The U.S. manufacturing sector, long considered the backbone of the nation's economy, is facing unprecedented challenges as key indicators point toward accelerating contraction. Recent data reveals an industry grappling with weakening demand, production slowdowns, and workforce reductions—all against the backdrop of persistent inflation and elevated interest rates.
PMI Data Sounds Alarm: Manufacturing Contraction Accelerates
The Institute for Supply Management's (ISM) June Manufacturing Purchasing Managers' Index (PMI) fell to 46%, marking the lowest reading in 12 months and remaining below the critical 50% threshold that separates expansion from contraction. This decline from May's 46.9% suggests the sector's downturn is gaining momentum.
"U.S. manufacturing contracted again, with the Manufacturing PMI losing further ground in June, indicating a faster rate of contraction," said Timothy Fiore, Chair of the ISM Manufacturing Business Survey Committee. "The June composite index reading reflects companies continuing to slow outputs as demand weakens and optimism about the second half of 2023 fades."
S&P Global's parallel manufacturing PMI echoed this concerning trend, dropping to 46.3 in June from 48.4 in May—the largest monthly decline this year. These synchronized declines across different metrics paint a troubling picture for the sector.
Demand Weakness Emerges as Primary Culprit
The deterioration appears primarily driven by collapsing demand. "The health of U.S. manufacturing worsened sharply in June," noted Chris Williamson, Chief Business Economist at S&P Global Market Intelligence, "raising concerns about the economy slipping into recession in the second half of the year."
New orders are contracting at their fastest pace since the 2009 global financial crisis, as businesses and consumers alike pull back spending in response to persistent inflation and higher borrowing costs. ISM survey respondents reported customers becoming increasingly reluctant to place advance orders, reflecting fading confidence in any near-term economic rebound.
Workforce Reductions Loom as Production Slows
With weakening demand and declining output, manufacturers are beginning to implement workforce reductions. Fiore warned that without improvement, "more layoffs are likely in the near term." Such job cuts could create a negative feedback loop—reducing consumer spending power and further dampening demand across the economy.
Sector Performance Shows Uneven Impact
Not all manufacturing segments face equal distress. ISM data identified four industries still reporting growth in June:
- Printing and related support activities
- Nonmetallic mineral products
- Primary metals
- Transportation equipment
One respondent from the nonmetallic mineral products sector noted: "We're approaching mid-year, and while things are challenging, we're probably doing okay." This suggests certain industries are demonstrating resilience despite broader headwinds.

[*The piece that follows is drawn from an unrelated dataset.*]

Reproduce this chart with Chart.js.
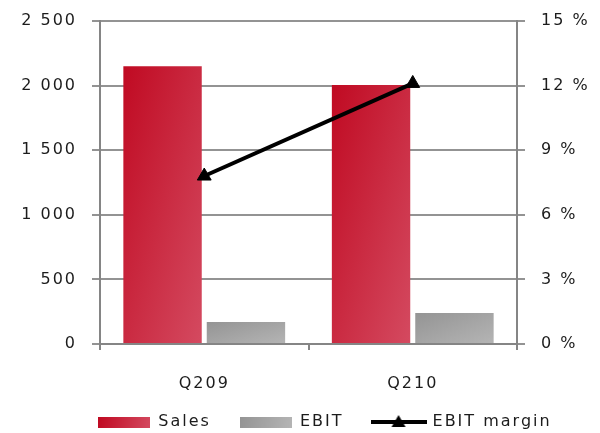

Structural Challenges: Inflation and Monetary Policy
The sector's struggles stem from multiple intersecting factors:
Inflation's Erosion of Purchasing Power
Sustained high inflation continues to diminish both consumer and business purchasing capacity, suppressing demand for manufactured goods.
Interest Rate Impacts
The Federal Reserve's aggressive monetary tightening has increased borrowing costs, discouraging capital investments and expansion plans while strengthening the dollar—reducing the competitiveness of U.S. exports.
Global Economic Headwinds
Slowing worldwide growth, geopolitical tensions, and lingering supply chain vulnerabilities compound domestic challenges, creating a complex operating environment.
Path Forward: Adaptation and Strategic Response
Potential strategies to navigate current challenges include:
Policy Interventions: Effective inflation control and eventual interest rate moderation could help stabilize conditions, though timing remains uncertain.
Operational Adjustments: Manufacturers may need to enhance efficiency, streamline costs, and strengthen supply chain resilience to maintain competitiveness.
Innovation Investment: Increased focus on research, development, and product diversification could open new market opportunities.
Workforce Strategies: Balancing necessary workforce adjustments with retention of critical skills will prove crucial for maintaining operational capacity.
While current indicators suggest continued difficulties in coming months, the manufacturing sector's historical cyclicality means today's contraction could eventually give way to renewed expansion—particularly if inflation moderates and monetary policy becomes less restrictive.